# Exercise task
Reproduce exactly, with no pictures, each line from the opening of the material down through the line containing "import * as".

# Provided data
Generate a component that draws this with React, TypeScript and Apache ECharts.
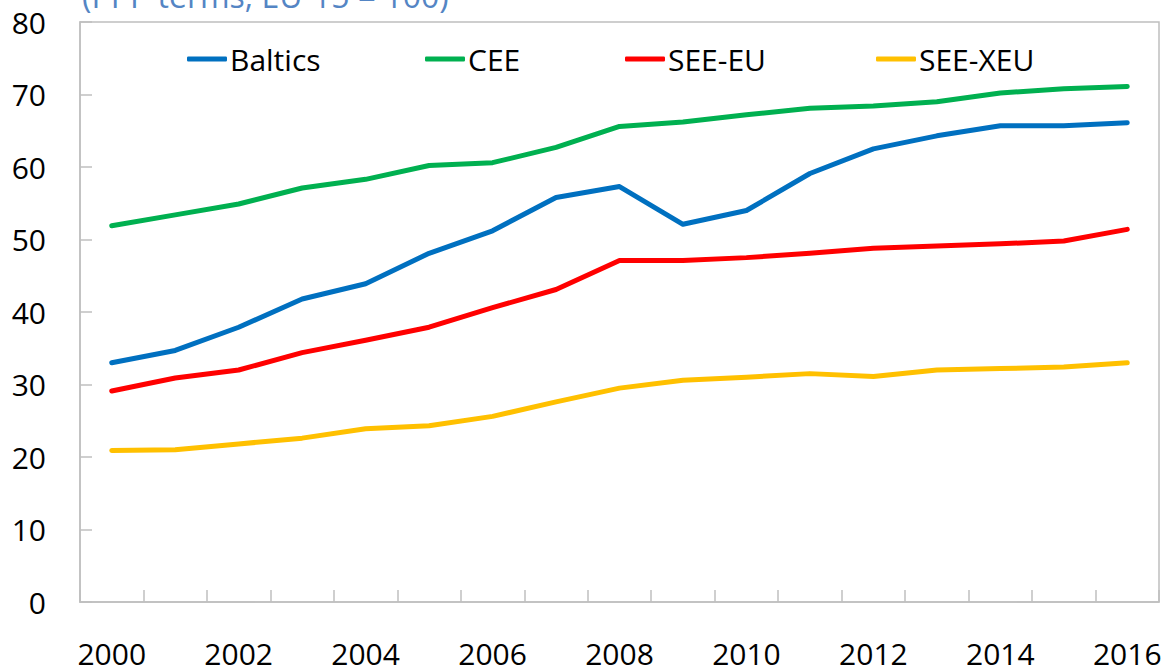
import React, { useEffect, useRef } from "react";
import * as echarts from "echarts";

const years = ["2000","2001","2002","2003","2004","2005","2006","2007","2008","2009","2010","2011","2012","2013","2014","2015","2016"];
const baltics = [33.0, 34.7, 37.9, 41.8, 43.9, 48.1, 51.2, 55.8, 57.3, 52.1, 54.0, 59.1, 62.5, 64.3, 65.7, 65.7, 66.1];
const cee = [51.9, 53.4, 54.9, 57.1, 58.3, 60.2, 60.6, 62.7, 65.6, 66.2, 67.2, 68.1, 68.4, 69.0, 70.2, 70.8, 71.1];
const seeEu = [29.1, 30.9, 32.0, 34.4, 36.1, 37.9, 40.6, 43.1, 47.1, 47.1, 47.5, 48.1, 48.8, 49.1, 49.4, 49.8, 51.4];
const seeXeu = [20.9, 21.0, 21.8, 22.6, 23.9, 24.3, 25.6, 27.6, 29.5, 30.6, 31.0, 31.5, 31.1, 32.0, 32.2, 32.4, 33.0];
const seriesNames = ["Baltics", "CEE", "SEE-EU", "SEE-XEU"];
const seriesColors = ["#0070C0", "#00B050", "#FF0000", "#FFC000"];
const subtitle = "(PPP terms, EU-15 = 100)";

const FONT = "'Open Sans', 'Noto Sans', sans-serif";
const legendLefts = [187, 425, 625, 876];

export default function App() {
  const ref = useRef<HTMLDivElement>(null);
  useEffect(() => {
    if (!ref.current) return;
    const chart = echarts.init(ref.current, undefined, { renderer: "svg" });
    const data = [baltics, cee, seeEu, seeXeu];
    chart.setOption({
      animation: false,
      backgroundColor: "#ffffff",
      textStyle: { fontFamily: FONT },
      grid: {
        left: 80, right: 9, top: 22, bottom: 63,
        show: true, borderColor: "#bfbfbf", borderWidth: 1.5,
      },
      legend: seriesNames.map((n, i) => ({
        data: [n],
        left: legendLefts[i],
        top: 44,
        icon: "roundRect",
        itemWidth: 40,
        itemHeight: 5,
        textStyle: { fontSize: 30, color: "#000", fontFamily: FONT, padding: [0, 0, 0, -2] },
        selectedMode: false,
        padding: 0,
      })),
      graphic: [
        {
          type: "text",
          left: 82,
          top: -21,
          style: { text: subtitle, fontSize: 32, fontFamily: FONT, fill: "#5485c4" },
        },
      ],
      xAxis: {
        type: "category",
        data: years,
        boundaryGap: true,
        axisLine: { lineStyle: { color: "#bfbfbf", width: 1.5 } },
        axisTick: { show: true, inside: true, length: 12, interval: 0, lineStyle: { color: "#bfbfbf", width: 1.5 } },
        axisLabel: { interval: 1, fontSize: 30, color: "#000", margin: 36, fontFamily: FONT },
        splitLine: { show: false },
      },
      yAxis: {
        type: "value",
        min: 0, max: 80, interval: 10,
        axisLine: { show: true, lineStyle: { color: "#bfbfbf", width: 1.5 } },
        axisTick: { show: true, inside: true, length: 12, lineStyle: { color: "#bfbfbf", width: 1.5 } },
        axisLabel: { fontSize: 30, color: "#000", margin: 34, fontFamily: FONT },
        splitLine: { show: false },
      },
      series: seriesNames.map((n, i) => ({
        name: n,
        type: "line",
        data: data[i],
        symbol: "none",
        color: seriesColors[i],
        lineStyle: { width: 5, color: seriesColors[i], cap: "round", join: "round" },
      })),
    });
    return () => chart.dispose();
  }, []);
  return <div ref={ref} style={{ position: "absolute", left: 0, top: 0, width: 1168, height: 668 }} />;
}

# Answer
Generate a component that draws this with React, TypeScript and Apache ECharts.
import React, { useEffect, useRef } from "react";
import * as echarts from "echarts";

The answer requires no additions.